The Florence Natural Resource and Wild Rivers Interpretive Center functions as a trailhead and indoor exhibit hall. It connects to the Bush Lake Flats and the 2.5-mile Lauterman National Recreation Trail, which loops through jack pine and black spruce terrain. Nearby, Breakwater Falls and Meyers Falls are both accessible by gravel road and unmarked trail. Saloon No. 2, a historic tavern named after the original iron mine bar, offers pan-fried perch on Fridays and opens early during deer season. Vagabond Park on Fisher Lake maintains a concrete boat launch and public swimming access.
Wabeno

Wabeno is built around the ruins and remains of Wisconsin’s old-growth logging industry. Located on Highway 32, it was once a stop on the Chicago and North Western Railway and retains physical artifacts from that era, including a working Phoenix log hauler, the only operational steam-powered hauler of its kind still on public display. The town is surrounded by the Chequamegon-Nicolet National Forest, and most roads outside the core are unpaved or single-lane forest routes used by hunters, foragers, and utility crews. The name "Wabeno" derives from an Ojibwe word for "forest spirit."

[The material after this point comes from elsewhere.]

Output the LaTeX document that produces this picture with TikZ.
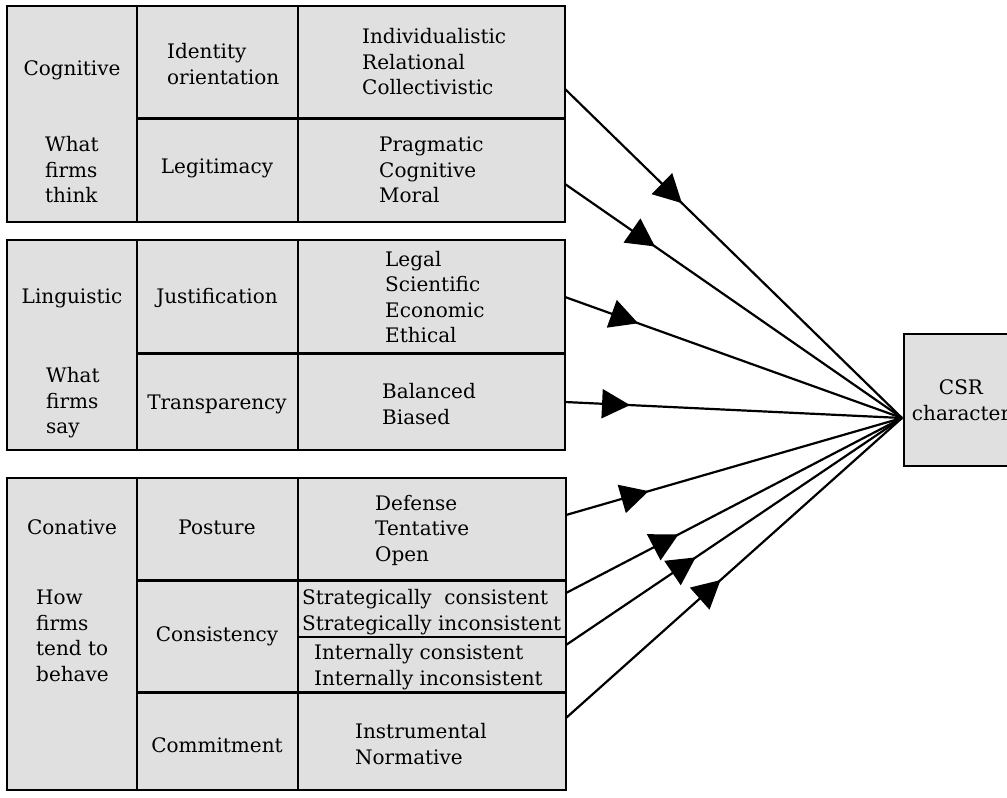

The Wabeno Logging Museum contains tools, photographs, and timber maps from the late 1800s and operates seasonally with volunteer docents. A 22-foot statue known as Larry the Logroller stands across from the museum and marks the trailhead to the Nicolet State Trail, a multi-use route that stretches over 80 miles. Snowmobile traffic begins in December and often exceeds local vehicle counts through February. Trail conditions vary daily and are updated by radio.
Leaving the interstate behind in Wisconsin rewards travelers with communities that refuse to homogenize. Each town outlined above safeguards a distinct economic core, orchards, fisheries, wild-river access, historic logging relics, and invites visitors to participate rather than spectate. Limited cell coverage, seasonal ferries, and weather-dependent roads enforce a slower cadence that highlights local stewardship of land and water. Plan deliberately, respect working landscapes, and gain lasting authenticity and insight into rural resilience.